En outre, il donna gratuitement des cours du soir à des adultes qui désiraient s’instruire.
Le nombre d’élèves augmenta rapidement, et en 1921, un maximum de 130 enfants fut atteint.
Henri Chopin resta douze années au Guilly. Convoqué chaque année comme examinateur des épreuves du Brevet élémentaire, il était très apprécié par les autorités académiques qui récompensèrent son dévouement en lui décernant les médailles de bronze, d’argent et de vermeil du Ministère de l’Instruction.
Les souvenirs d’une ancienne institutrice
Après son départ, d’autres poursuivirent la tâche avec beaucoup de courage. En 1924, Mlle Isabelle Ropars, dont le père était parmi ceux qui avaient œuvré pour que cette école protestante puisse naître, y entra à son tour comme institutrice.
Il y a quelques dizaines d’années, après une longue carrière, elle partageait avec un journaliste local le souvenir de tout le travail accompli.
«Chaque matin, racontait-elle avec beaucoup d’émotion, leçon de morale religieuse protestante aux enfants. Les soirs de semaine, cours de français pour les vieux bretonnants.

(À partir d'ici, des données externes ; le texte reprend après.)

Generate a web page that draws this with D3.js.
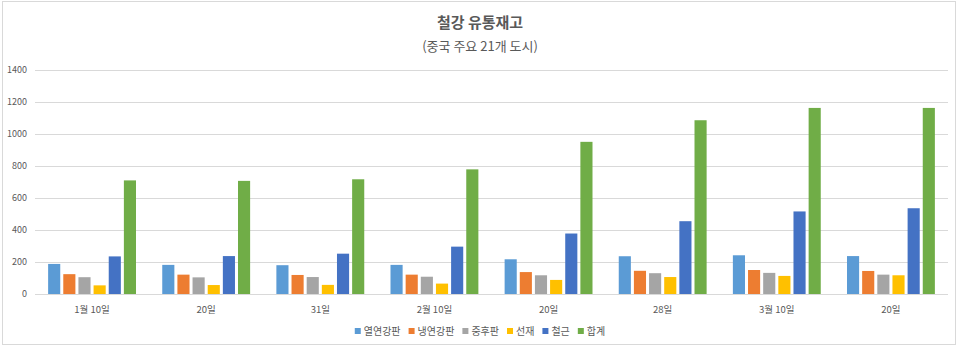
<!DOCTYPE html>
<html>
<head>
<meta charset="utf-8">
<script src="https://cdn.jsdelivr.net/npm/d3@7"></script>
<style>
  html, body { margin: 0; padding: 0; background: #fff; }
  svg { display: block; font-family: "Noto Sans CJK KR", "Noto Sans", sans-serif; }
</style>
</head>
<body>
<svg id="chart" width="960" height="347"></svg>
<script>
// Dates (x categories)
const dates = ["1월 10일", "20일", "31일", "2월 10일", "20일", "28일", "3월 10일", "20일"];
// Product series
const seriesNames = ["열연강판", "냉연강판", "중후판", "선재", "철근", "합계"];
const hotRolled  = [188, 182, 180, 182, 217, 236, 242, 237];
const coldRolled = [124, 121, 119, 121, 137, 145, 150, 144];
const plate      = [105, 104, 106, 108, 117, 130, 132, 121];
const wireRod    = [54, 56, 57, 65, 88, 106, 113, 117];
const rebar      = [235, 237, 252, 296, 378, 455, 516, 536];
const total      = [710, 707, 717, 779, 951, 1086, 1163, 1163];
const yTicks = [0, 200, 400, 600, 800, 1000, 1200, 1400];

const seriesValues = [hotRolled, coldRolled, plate, wireRod, rebar, total];
const colors = ["#5B9BD5", "#ED7D31", "#A5A5A5", "#FFC000", "#4472C4", "#70AD47"];

const svg = d3.select("#chart");
const W = 960, H = 347;
const m = { left: 35, right: 12, top: 70, bottom: 53 };
const plotW = W - m.left - m.right;
const plotH = H - m.top - m.bottom;

// outer frame
svg.append("rect")
  .attr("x", 2.5).attr("y", 1.5).attr("width", 953).attr("height", 343)
  .attr("fill", "#fff").attr("stroke", "#d9d9d9").attr("stroke-width", 1);

// titles
svg.append("text")
  .attr("x", 480).attr("y", 28).attr("text-anchor", "middle")
  .attr("font-size", 15).attr("font-weight", "bold").attr("fill", "#595959")
  .text("철강 유통재고");
svg.append("text")
  .attr("x", 480).attr("y", 51).attr("text-anchor", "middle")
  .attr("font-size", 13).attr("fill", "#595959")
  .text("(중국 주요 21개 도시)");

const g = svg.append("g").attr("transform", `translate(${m.left},${m.top})`);

const x0 = d3.scaleBand()
  .domain(d3.range(dates.length))
  .range([0, plotW])
  .paddingInner(0.23)
  .paddingOuter(0.115);

const x1 = d3.scaleBand()
  .domain(d3.range(seriesNames.length))
  .range([0, x0.bandwidth()])
  .paddingInner(0.2);

const y = d3.scaleLinear().domain([0, 1400]).range([plotH, 0]);

// gridlines
g.append("g")
  .selectAll("line")
  .data(yTicks)
  .join("line")
  .attr("x1", 0).attr("x2", plotW)
  .attr("y1", d => Math.round(y(d)) + 0.5).attr("y2", d => Math.round(y(d)) + 0.5)
  .attr("stroke", "#d9d9d9").attr("stroke-width", 1);

// y axis labels
const yAxis = d3.axisLeft(y).tickValues(yTicks).tickFormat(d3.format("d")).tickSize(0).tickPadding(8);
const ya = g.append("g").call(yAxis);
ya.select(".domain").remove();
ya.selectAll("text").attr("font-size", 9).attr("fill", "#595959")
  .attr("font-family", "\"Noto Sans CJK KR\", sans-serif");

// x axis labels
const xAxis = d3.axisBottom(x0).tickFormat(i => dates[i]).tickSize(0).tickPadding(12);
const xa = g.append("g").attr("transform", `translate(0,${plotH})`).call(xAxis);
xa.select(".domain").remove();
xa.selectAll("text").attr("font-size", 9.5).attr("fill", "#595959")
  .attr("font-family", "\"Noto Sans CJK KR\", sans-serif");

// bars
const groups = g.append("g")
  .selectAll("g")
  .data(dates.map((d, i) => i))
  .join("g")
  .attr("transform", i => `translate(${x0(i)},0)`);

groups.selectAll("rect")
  .data(i => seriesValues.map((vals, s) => ({ s, v: vals[i] })))
  .join("rect")
  .attr("x", d => x1(d.s))
  .attr("width", x1.bandwidth())
  .attr("y", d => y(d.v))
  .attr("height", d => y(0) - y(d.v))
  .attr("fill", d => colors[d.s]);

// legend
const legend = svg.append("g");
const itemW = [];
const tmp = legend.append("g");
seriesNames.forEach(n => {
  const t = tmp.append("text").attr("font-size", 10).text(n);
  itemW.push(t.node().getComputedTextLength() + 17);
});
tmp.remove();
const totalW = d3.sum(itemW);
let lx = 480 - totalW / 2 + 4;
seriesNames.forEach((n, s) => {
  const it = legend.append("g").attr("transform", `translate(${lx},331)`);
  it.append("rect").attr("x", 0).attr("y", -3).attr("width", 6).attr("height", 6).attr("fill", colors[s]);
  it.append("text").attr("x", 9).attr("y", 0).attr("dy", "0.35em")
    .attr("font-size", 10).attr("fill", "#595959").text(n);
  lx += itemW[s];
});
</script>
</body>
</html>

Et le dimanche, culte dominical pour ceux qui le désiraient. Notre mission était d’éduquer. Les gens n’étaient pas obligés d’assister à l’office du dimanche. Certains continuaient d’envoyer leurs enfants à la messe catholique… Mais dès le lundi matin, on retrouvait les gamins chez nous…»
Chaque enfant doit être respecté
Pendant 35 années, et malgré une opposition parfois rude de la part des catholiques, l’école du Guilly poursuivit sa mission en Centre-Bretagne. Plus de 1000 enfants y suivirent leur scolarité de 1897 à 1932. Cette année-là, une crise profonde toucha les mines de charbon du Pays de Galles, et les chrétiens gallois durent se résigner à arrêter cette aide financière fidèle qui avait permis d’accueillir gratuitement tant de jeunes Bretons.
L’école du Guilly fut alors confiée à des enseignants laïcs. Mais encore aujourd’hui, tant de décennies après, les anciens de ce village breton se souviennent avec reconnaissance de ces hommes et femmes de foi qui se sont dévoués pour éduquer les enfants du pays, et qui leur annoncèrent aussi l’Evangile avec une grande délicatesse et un grand respect de la liberté de choix de chacun.